▼
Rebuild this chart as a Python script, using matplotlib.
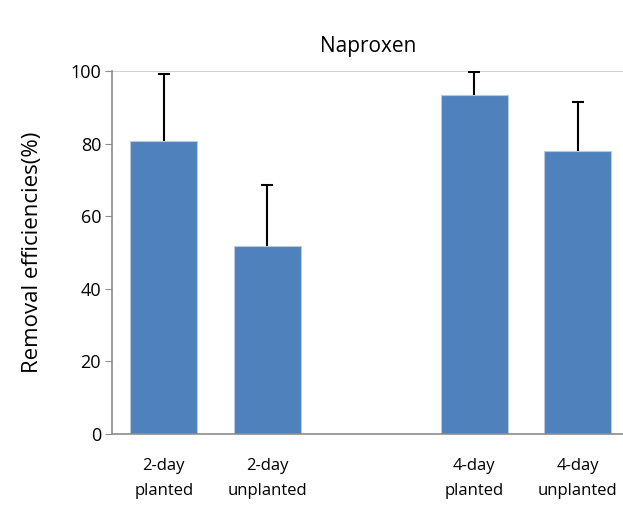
import matplotlib
matplotlib.use("Agg")
import matplotlib.pyplot as plt
import numpy as np

categories = ["2-day\nplanted", "2-day\nunplanted", "4-day\nplanted", "4-day\nunplanted"]
positions = [0, 1, 3, 4]
values = [80.7, 51.8, 93.4, 78.0]
err_upper = [18.5, 16.8, 6.3, 13.5]
yticks = [0, 20, 40, 60, 80, 100]

plt.rcParams['font.family'] = ['Open Sans', 'DejaVu Sans']

fig = plt.figure(figsize=(6.23, 5.08), dpi=100)
ax = fig.add_axes([0.18, 0.1457, 0.822, 0.7143])

ax.bar(positions, values, width=0.65, color="#4F81BD", edgecolor="#B9C9DD", linewidth=0.8,
       zorder=2)
eb = ax.errorbar(positions, values, yerr=[np.zeros(len(values)), err_upper], fmt='none',
                 ecolor="black", elinewidth=1.5, capsize=4, capthick=1.5, zorder=3)
caps = eb[1]
if len(caps) == 2:
    caps[0].set_visible(False)

ax.set_xlim(-0.5, 4.45)
ax.set_ylim(0, 100)
ax.axhline(100, color="#C8C8C8", linewidth=1.2, zorder=1)
ax.set_yticks(yticks)
ax.set_xticks(positions)
ax.set_xticklabels(categories, fontsize=12, linespacing=1.8)
ax.tick_params(axis='x', length=0, pad=17)
ax.tick_params(axis='y', length=5, color="#8C8C8C", labelsize=13, pad=3)
for s in ["top", "right"]:
    ax.spines[s].set_visible(False)
for s in ["left", "bottom"]:
    ax.spines[s].set_color("#8C8C8C")
    ax.spines[s].set_linewidth(1.2)

ax.set_ylabel("Removal efficiencies(%)", fontsize=16, labelpad=20)
ax.set_title("Naproxen", fontsize=15, pad=14)

fig.savefig("out.png", dpi=100)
▲
## TASK INSTRUCTIONS
Reproduce the material above verbatim; omit every picture.

## RESPONSE
Rebuild this chart as a Python script, using matplotlib.
import matplotlib
matplotlib.use("Agg")
import matplotlib.pyplot as plt
import numpy as np

categories = ["2-day\nplanted", "2-day\nunplanted", "4-day\nplanted", "4-day\nunplanted"]
positions = [0, 1, 3, 4]
values = [80.7, 51.8, 93.4, 78.0]
err_upper = [18.5, 16.8, 6.3, 13.5]
yticks = [0, 20, 40, 60, 80, 100]

plt.rcParams['font.family'] = ['Open Sans', 'DejaVu Sans']

fig = plt.figure(figsize=(6.23, 5.08), dpi=100)
ax = fig.add_axes([0.18, 0.1457, 0.822, 0.7143])

ax.bar(positions, values, width=0.65, color="#4F81BD", edgecolor="#B9C9DD", linewidth=0.8,
       zorder=2)
eb = ax.errorbar(positions, values, yerr=[np.zeros(len(values)), err_upper], fmt='none',
                 ecolor="black", elinewidth=1.5, capsize=4, capthick=1.5, zorder=3)
caps = eb[1]
if len(caps) == 2:
    caps[0].set_visible(False)

ax.set_xlim(-0.5, 4.45)
ax.set_ylim(0, 100)
ax.axhline(100, color="#C8C8C8", linewidth=1.2, zorder=1)
ax.set_yticks(yticks)
ax.set_xticks(positions)
ax.set_xticklabels(categories, fontsize=12, linespacing=1.8)
ax.tick_params(axis='x', length=0, pad=17)
ax.tick_params(axis='y', length=5, color="#8C8C8C", labelsize=13, pad=3)
for s in ["top", "right"]:
    ax.spines[s].set_visible(False)
for s in ["left", "bottom"]:
    ax.spines[s].set_color("#8C8C8C")
    ax.spines[s].set_linewidth(1.2)

ax.set_ylabel("Removal efficiencies(%)", fontsize=16, labelpad=20)
ax.set_title("Naproxen", fontsize=15, pad=14)

fig.savefig("out.png", dpi=100)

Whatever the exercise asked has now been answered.